Leipzig uses a fingers and palm approach to final assembly. Automated work, like windshield, sunroof and rear glass installation, take place in the ‘palm’ (the long narrow strip the fingers attach to). Work that requires human activity occurs in the fingers. As the complexity (or steps required) increases the length of the finger can extended. The assembly area is extremely flexible.

The expansion of the facility for the i models is underway. BMWBLOG has covered the new CFRP pressing operations, Resin Transfer Molding, here [ https://dev-bmwblog.trypl.com/2011/08/01/bmw-i-the-trouser-press/ ]. What was interesting to hear from Herr Mueller, Corporate and Governmental Affairs Manager Communications – Leipzig, Berlin, Eisenach, is that the aerospace industry has been lining up to see the facility. Seems BMW may be pioneering a production process for CFRP.

Active E

While in Leipzig I had an opportunity to sample the Active E in a short drive around the perimeter of the facility. The Active E is the test bed for the electric drivetrain to be used in the i3. First, the i3 will be significantly lighter than the Active E and the weight distribution will be optimized in the i3 also.

Given those handicaps, the Active E is still very much a BMW. Thanks to healthy amounts of torque, available at 0 RPM, the Active E accelerates well from a standstill to the posted speed limit (around 35 MPH). It has decent steering feel for an electrically assisted rack and it feels like a BMW should. That bodes well for the i3.

What took a bit of mental adjustment was the aggressive regenerative braking that occurs when you take your foot completely off the throttle. It decelerates quickly, it is braking, not coasting. In fact, the brake lights come on with lift throttle. And this may be the source of the confusion for the ‘one pedal’ operation. You have to learn to stay on the throttle a bit to coast.

Architecture

The Ricardo Quarterly showed up in the mailbox whist I was overseas and there was a blurb on VW’s modular transverse construction architecture known as MQB. It utilizes a fixed firewall placement (the distance between the front axle centerline and the firewall is fixed).
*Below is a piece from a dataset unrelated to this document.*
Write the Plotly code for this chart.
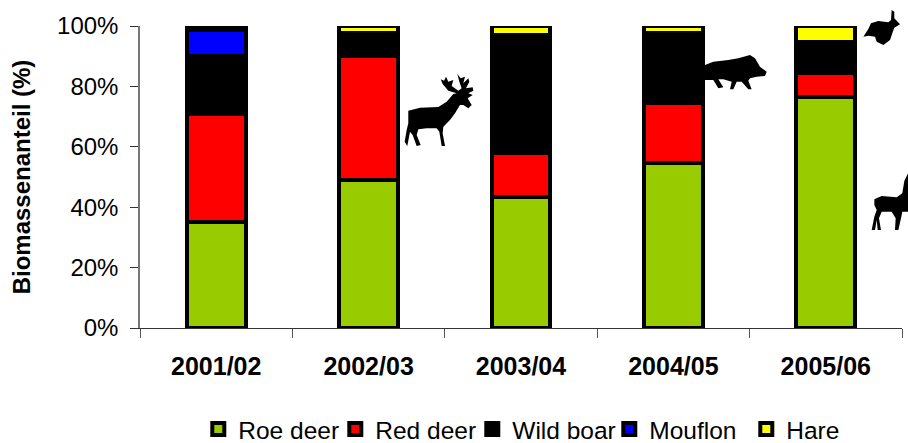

Wheelbase, track, height and length can all be varied, except for the firewall placement. Since VW is heavily invested in FWD offerings, it makes sense.

But BMW doesn’t build cars in the volumes that VW does and they can’t afford to have separate architectures for RWD, FWD, and AWD. They had to find a way to build both FWD/RWD cars from a single architecture and that led to BMW’s unique flexible firewall location being pioneered. Believe it or not, but the 3er and the 1ers (both the RWD 1ers and soon to be Fwd 1ers) are spawned from the same architecture.

It this kind of creativity that keeps BMW in business.